WASHINGTON — If the 5th Circuit Court of Appeals’ ruling in the matter of Hopwood vs. Texas is a body blow for affirmative action, minority advocates in higher education are trying hard not to show it.

“People are disquieted, but they are not panicking,” says Ted Shaw, deputy general counsel of the NAACP Legal Defense Fund (NAACP/LDF). “They are going to wait and see what the Supreme Court says.”

His statement came as the NAACP/LDF awaited word from the Supreme Court about whether it will review the 5th Circuit’s ruling to overturn affirmative action in the admissions process for University of Texas at Austin law school applicants.

In a March 18 ruling on Hopwood vs. State of Texas, a three-judge panel ruled that the University of Texas should not give preferred treatment to minority applicants to the public law school and declared unconstitutional the practice of racial preference in admissions.
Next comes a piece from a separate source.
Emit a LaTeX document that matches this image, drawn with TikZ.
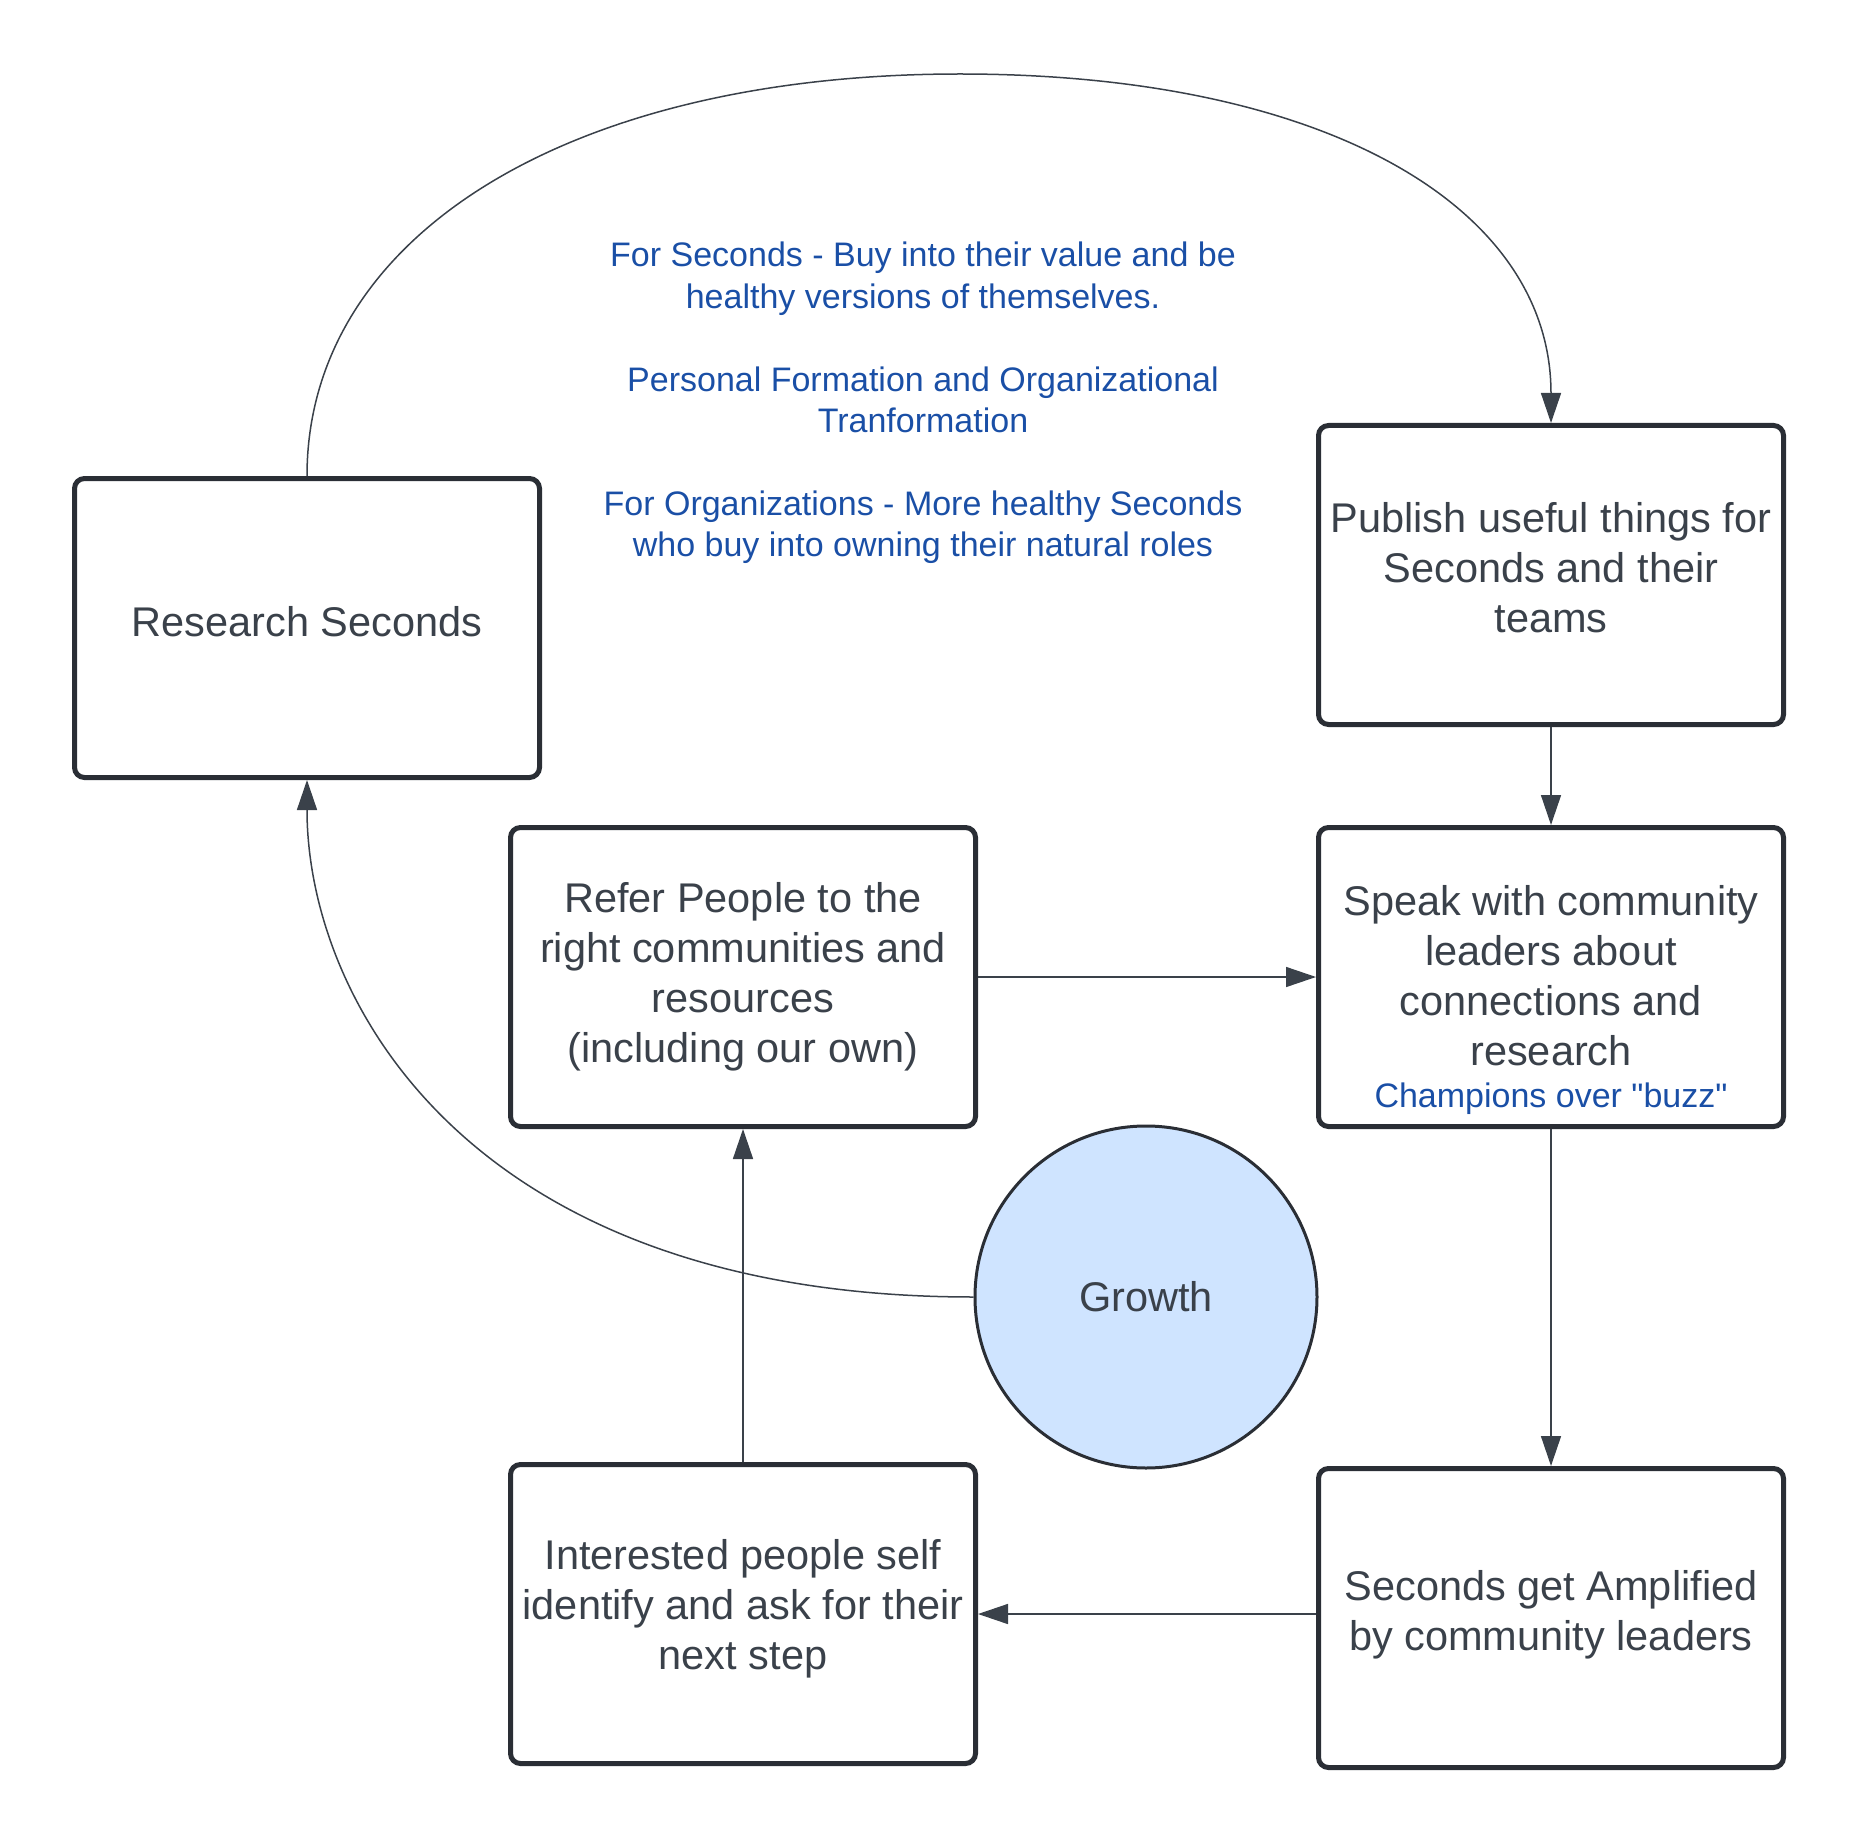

The action by the 5th U.S. Circuit Court of Appeals applies only to Texas, Louisiana and Mississippi but, if upheld by the high court, would further unravel the fabric of affirmation action remedies now in widespread use throughout higher education.

The state of Texas and the NAACP/LDF, the nation’s chief nonprofit civil rights litigator, both requested a review by the Supreme Court.

Shaw’s characterization of the approach of supporters — and practitioners — of affirmative action suggests that they are taking a deliberate, carefully thought-out strategy for engaging what could be the climactic legal battle of the century over race.